**Task to carry out**
Everything from the first line down to the line containing "(571,200) rectangle (848,316);" is to be retyped exactly, both ends included, with pictures left out.

**Information shown**
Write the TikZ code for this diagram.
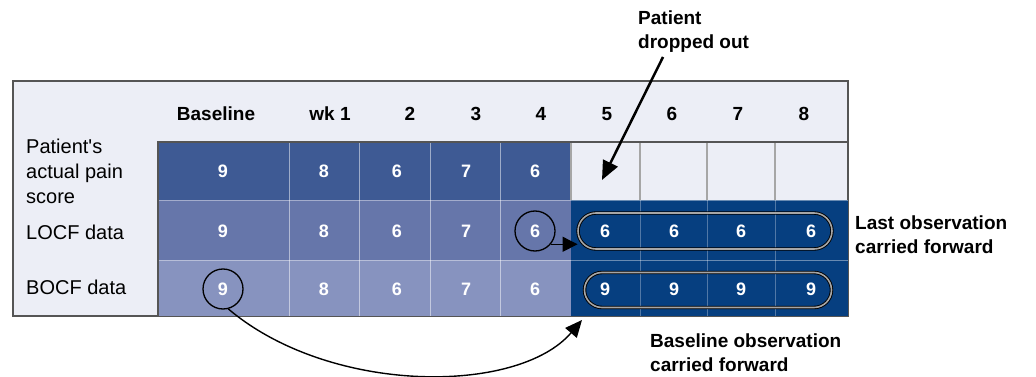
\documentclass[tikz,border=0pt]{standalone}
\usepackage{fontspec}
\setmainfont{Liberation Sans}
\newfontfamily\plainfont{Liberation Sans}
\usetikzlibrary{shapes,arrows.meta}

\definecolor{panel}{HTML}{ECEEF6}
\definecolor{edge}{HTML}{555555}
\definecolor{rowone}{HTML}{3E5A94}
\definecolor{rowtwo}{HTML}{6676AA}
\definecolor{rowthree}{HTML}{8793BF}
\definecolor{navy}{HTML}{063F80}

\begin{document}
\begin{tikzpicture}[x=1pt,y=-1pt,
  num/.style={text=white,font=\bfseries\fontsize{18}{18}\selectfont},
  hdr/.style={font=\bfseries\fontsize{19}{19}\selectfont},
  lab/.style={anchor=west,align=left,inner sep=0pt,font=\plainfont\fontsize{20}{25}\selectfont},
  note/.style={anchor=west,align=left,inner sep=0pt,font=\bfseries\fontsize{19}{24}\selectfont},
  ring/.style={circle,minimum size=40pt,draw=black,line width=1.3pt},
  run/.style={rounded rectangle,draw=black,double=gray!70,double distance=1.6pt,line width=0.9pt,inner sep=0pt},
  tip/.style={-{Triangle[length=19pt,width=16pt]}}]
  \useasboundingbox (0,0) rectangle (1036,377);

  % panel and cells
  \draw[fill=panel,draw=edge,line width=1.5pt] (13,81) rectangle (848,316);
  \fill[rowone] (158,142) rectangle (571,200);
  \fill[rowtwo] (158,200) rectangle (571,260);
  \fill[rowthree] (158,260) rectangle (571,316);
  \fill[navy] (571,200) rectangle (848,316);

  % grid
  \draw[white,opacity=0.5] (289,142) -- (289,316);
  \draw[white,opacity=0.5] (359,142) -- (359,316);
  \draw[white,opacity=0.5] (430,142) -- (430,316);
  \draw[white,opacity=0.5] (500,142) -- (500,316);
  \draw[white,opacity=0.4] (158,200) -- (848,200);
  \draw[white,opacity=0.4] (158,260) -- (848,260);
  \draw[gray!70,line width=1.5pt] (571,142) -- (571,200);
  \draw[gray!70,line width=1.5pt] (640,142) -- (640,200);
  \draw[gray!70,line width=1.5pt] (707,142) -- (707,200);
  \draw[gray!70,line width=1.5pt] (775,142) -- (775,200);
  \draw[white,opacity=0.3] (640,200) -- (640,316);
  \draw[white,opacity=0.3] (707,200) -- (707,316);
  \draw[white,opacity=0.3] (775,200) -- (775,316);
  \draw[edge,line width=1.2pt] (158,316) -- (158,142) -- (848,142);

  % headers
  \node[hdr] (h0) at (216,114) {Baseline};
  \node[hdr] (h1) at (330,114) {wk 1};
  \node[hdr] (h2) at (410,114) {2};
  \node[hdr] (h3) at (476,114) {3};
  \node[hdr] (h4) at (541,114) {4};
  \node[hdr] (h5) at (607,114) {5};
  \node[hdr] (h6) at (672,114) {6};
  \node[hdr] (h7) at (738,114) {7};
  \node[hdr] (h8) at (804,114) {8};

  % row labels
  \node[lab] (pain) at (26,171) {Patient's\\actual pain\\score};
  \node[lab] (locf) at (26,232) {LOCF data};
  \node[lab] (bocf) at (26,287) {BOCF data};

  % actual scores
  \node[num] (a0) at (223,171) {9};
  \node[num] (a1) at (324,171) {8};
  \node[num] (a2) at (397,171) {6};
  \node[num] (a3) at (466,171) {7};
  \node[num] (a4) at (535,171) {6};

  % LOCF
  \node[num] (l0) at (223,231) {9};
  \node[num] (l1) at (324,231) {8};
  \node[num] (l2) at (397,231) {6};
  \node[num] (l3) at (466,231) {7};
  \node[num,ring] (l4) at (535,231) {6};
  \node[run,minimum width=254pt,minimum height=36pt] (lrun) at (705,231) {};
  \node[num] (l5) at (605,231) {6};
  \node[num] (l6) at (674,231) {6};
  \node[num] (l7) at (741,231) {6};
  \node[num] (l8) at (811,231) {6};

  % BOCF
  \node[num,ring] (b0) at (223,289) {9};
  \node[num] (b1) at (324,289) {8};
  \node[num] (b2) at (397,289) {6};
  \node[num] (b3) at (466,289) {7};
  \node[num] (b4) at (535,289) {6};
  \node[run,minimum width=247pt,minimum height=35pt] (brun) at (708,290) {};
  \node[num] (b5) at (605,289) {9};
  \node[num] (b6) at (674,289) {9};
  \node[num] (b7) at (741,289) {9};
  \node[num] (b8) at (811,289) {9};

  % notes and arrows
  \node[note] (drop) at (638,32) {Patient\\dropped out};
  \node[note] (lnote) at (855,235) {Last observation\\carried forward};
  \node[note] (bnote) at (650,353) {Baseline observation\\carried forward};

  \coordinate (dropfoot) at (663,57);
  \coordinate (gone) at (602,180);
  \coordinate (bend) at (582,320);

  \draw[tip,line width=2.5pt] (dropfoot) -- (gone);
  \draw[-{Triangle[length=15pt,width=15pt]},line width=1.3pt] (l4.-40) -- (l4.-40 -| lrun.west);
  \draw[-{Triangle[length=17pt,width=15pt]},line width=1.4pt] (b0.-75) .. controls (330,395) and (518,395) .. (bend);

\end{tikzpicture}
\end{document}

**Result of the task**
Write the TikZ code for this diagram.
\documentclass[tikz,border=0pt]{standalone}
\usepackage{fontspec}
\setmainfont{Liberation Sans}
\newfontfamily\plainfont{Liberation Sans}
\usetikzlibrary{shapes,arrows.meta}

\definecolor{panel}{HTML}{ECEEF6}
\definecolor{edge}{HTML}{555555}
\definecolor{rowone}{HTML}{3E5A94}
\definecolor{rowtwo}{HTML}{6676AA}
\definecolor{rowthree}{HTML}{8793BF}
\definecolor{navy}{HTML}{063F80}

\begin{document}
\begin{tikzpicture}[x=1pt,y=-1pt,
  num/.style={text=white,font=\bfseries\fontsize{18}{18}\selectfont},
  hdr/.style={font=\bfseries\fontsize{19}{19}\selectfont},
  lab/.style={anchor=west,align=left,inner sep=0pt,font=\plainfont\fontsize{20}{25}\selectfont},
  note/.style={anchor=west,align=left,inner sep=0pt,font=\bfseries\fontsize{19}{24}\selectfont},
  ring/.style={circle,minimum size=40pt,draw=black,line width=1.3pt},
  run/.style={rounded rectangle,draw=black,double=gray!70,double distance=1.6pt,line width=0.9pt,inner sep=0pt},
  tip/.style={-{Triangle[length=19pt,width=16pt]}}]
  \useasboundingbox (0,0) rectangle (1036,377);

  % panel and cells
  \draw[fill=panel,draw=edge,line width=1.5pt] (13,81) rectangle (848,316);
  \fill[rowone] (158,142) rectangle (571,200);
  \fill[rowtwo] (158,200) rectangle (571,260);
  \fill[rowthree] (158,260) rectangle (571,316);
  \fill[navy] (571,200) rectangle (848,316);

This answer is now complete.